- [Exercise brief]: Repeat the material verbatim and drop the pictures.

[start Data segment]

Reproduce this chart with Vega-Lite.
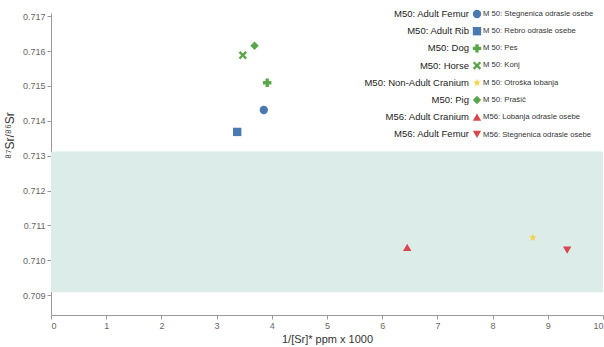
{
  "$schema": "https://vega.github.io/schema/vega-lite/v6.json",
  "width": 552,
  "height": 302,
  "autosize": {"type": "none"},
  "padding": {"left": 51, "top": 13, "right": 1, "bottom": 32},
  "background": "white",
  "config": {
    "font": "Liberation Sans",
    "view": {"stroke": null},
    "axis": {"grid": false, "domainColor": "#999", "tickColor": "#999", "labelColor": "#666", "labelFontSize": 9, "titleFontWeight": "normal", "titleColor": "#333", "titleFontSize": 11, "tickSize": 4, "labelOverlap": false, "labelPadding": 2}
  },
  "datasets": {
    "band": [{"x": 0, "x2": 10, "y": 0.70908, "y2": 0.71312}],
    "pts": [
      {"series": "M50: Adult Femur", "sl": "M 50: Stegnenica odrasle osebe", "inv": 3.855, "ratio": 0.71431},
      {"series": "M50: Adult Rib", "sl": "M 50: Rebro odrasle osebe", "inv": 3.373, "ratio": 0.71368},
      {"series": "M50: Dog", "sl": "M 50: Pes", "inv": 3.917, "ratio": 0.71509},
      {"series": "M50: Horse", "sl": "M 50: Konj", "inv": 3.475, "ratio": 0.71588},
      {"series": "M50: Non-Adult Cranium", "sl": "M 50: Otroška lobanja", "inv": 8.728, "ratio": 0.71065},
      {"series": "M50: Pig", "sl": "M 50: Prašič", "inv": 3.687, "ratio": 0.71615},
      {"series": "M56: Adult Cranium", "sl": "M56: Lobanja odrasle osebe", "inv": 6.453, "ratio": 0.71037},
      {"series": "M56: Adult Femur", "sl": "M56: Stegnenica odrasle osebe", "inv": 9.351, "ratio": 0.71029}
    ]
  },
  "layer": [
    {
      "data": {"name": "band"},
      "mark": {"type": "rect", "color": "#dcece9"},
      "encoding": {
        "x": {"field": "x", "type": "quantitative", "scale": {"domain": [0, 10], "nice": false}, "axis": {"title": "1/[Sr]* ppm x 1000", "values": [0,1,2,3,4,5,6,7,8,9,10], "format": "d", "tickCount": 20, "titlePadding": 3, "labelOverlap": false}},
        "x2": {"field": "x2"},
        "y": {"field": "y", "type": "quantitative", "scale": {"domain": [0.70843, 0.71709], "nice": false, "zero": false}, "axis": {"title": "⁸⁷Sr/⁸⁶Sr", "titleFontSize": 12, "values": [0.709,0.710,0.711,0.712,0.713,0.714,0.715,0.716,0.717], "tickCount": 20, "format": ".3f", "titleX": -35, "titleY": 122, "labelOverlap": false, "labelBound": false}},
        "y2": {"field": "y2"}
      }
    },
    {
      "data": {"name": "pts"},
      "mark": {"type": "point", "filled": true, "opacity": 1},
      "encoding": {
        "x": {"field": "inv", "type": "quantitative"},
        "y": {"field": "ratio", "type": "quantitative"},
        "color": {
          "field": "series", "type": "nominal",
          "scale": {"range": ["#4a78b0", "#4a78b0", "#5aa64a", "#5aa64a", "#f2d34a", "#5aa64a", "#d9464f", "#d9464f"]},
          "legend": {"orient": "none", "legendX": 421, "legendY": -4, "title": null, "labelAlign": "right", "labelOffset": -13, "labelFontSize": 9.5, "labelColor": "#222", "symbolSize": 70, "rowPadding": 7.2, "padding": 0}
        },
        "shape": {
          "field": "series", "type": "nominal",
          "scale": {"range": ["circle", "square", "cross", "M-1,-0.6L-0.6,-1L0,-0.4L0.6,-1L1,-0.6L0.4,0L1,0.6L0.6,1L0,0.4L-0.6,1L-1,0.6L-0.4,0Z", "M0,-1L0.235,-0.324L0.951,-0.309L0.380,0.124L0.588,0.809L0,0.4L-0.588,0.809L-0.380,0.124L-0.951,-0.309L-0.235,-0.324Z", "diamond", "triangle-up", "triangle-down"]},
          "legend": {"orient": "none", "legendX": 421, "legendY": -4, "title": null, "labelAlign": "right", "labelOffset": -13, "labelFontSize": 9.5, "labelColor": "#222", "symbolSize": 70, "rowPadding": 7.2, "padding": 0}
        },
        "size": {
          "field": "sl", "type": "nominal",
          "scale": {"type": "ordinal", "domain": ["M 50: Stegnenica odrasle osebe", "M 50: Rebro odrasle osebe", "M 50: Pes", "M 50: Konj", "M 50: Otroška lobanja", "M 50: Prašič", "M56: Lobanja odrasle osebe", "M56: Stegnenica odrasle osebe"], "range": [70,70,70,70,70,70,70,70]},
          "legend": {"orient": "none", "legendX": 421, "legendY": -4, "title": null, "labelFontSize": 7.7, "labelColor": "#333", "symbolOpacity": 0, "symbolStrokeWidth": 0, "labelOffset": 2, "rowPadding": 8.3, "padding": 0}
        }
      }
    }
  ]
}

[end Data segment]

- [Reply to the task]:
Reproduce this chart with Vega-Lite.
{
  "$schema": "https://vega.github.io/schema/vega-lite/v6.json",
  "width": 552,
  "height": 302,
  "autosize": {"type": "none"},
  "padding": {"left": 51, "top": 13, "right": 1, "bottom": 32},
  "background": "white",
  "config": {
    "font": "Liberation Sans",
    "view": {"stroke": null},
    "axis": {"grid": false, "domainColor": "#999", "tickColor": "#999", "labelColor": "#666", "labelFontSize": 9, "titleFontWeight": "normal", "titleColor": "#333", "titleFontSize": 11, "tickSize": 4, "labelOverlap": false, "labelPadding": 2}
  },
  "datasets": {
    "band": [{"x": 0, "x2": 10, "y": 0.70908, "y2": 0.71312}],
    "pts": [
      {"series": "M50: Adult Femur", "sl": "M 50: Stegnenica odrasle osebe", "inv": 3.855, "ratio": 0.71431},
      {"series": "M50: Adult Rib", "sl": "M 50: Rebro odrasle osebe", "inv": 3.373, "ratio": 0.71368},
      {"series": "M50: Dog", "sl": "M 50: Pes", "inv": 3.917, "ratio": 0.71509},
      {"series": "M50: Horse", "sl": "M 50: Konj", "inv": 3.475, "ratio": 0.71588},
      {"series": "M50: Non-Adult Cranium", "sl": "M 50: Otroška lobanja", "inv": 8.728, "ratio": 0.71065},
      {"series": "M50: Pig", "sl": "M 50: Prašič", "inv": 3.687, "ratio": 0.71615},
      {"series": "M56: Adult Cranium", "sl": "M56: Lobanja odrasle osebe", "inv": 6.453, "ratio": 0.71037},
      {"series": "M56: Adult Femur", "sl": "M56: Stegnenica odrasle osebe", "inv": 9.351, "ratio": 0.71029}
    ]
  },
  "layer": [
    {
      "data": {"name": "band"},
      "mark": {"type": "rect", "color": "#dcece9"},
      "encoding": {
        "x": {"field": "x", "type": "quantitative", "scale": {"domain": [0, 10], "nice": false}, "axis": {"title": "1/[Sr]* ppm x 1000", "values": [0,1,2,3,4,5,6,7,8,9,10], "format": "d", "tickCount": 20, "titlePadding": 3, "labelOverlap": false}},
        "x2": {"field": "x2"},
        "y": {"field": "y", "type": "quantitative", "scale": {"domain": [0.70843, 0.71709], "nice": false, "zero": false}, "axis": {"title": "⁸⁷Sr/⁸⁶Sr", "titleFontSize": 12, "values": [0.709,0.710,0.711,0.712,0.713,0.714,0.715,0.716,0.717], "tickCount": 20, "format": ".3f", "titleX": -35, "titleY": 122, "labelOverlap": false, "labelBound": false}},
        "y2": {"field": "y2"}
      }
    },
    {
      "data": {"name": "pts"},
      "mark": {"type": "point", "filled": true, "opacity": 1},
      "encoding": {
        "x": {"field": "inv", "type": "quantitative"},
        "y": {"field": "ratio", "type": "quantitative"},
        "color": {
          "field": "series", "type": "nominal",
          "scale": {"range": ["#4a78b0", "#4a78b0", "#5aa64a", "#5aa64a", "#f2d34a", "#5aa64a", "#d9464f", "#d9464f"]},
          "legend": {"orient": "none", "legendX": 421, "legendY": -4, "title": null, "labelAlign": "right", "labelOffset": -13, "labelFontSize": 9.5, "labelColor": "#222", "symbolSize": 70, "rowPadding": 7.2, "padding": 0}
        },
        "shape": {
          "field": "series", "type": "nominal",
          "scale": {"range": ["circle", "square", "cross", "M-1,-0.6L-0.6,-1L0,-0.4L0.6,-1L1,-0.6L0.4,0L1,0.6L0.6,1L0,0.4L-0.6,1L-1,0.6L-0.4,0Z", "M0,-1L0.235,-0.324L0.951,-0.309L0.380,0.124L0.588,0.809L0,0.4L-0.588,0.809L-0.380,0.124L-0.951,-0.309L-0.235,-0.324Z", "diamond", "triangle-up", "triangle-down"]},
          "legend": {"orient": "none", "legendX": 421, "legendY": -4, "title": null, "labelAlign": "right", "labelOffset": -13, "labelFontSize": 9.5, "labelColor": "#222", "symbolSize": 70, "rowPadding": 7.2, "padding": 0}
        },
        "size": {
          "field": "sl", "type": "nominal",
          "scale": {"type": "ordinal", "domain": ["M 50: Stegnenica odrasle osebe", "M 50: Rebro odrasle osebe", "M 50: Pes", "M 50: Konj", "M 50: Otroška lobanja", "M 50: Prašič", "M56: Lobanja odrasle osebe", "M56: Stegnenica odrasle osebe"], "range": [70,70,70,70,70,70,70,70]},
          "legend": {"orient": "none", "legendX": 421, "legendY": -4, "title": null, "labelFontSize": 7.7, "labelColor": "#333", "symbolOpacity": 0, "symbolStrokeWidth": 0, "labelOffset": 2, "rowPadding": 8.3, "padding": 0}
        }
      }
    }
  ]
}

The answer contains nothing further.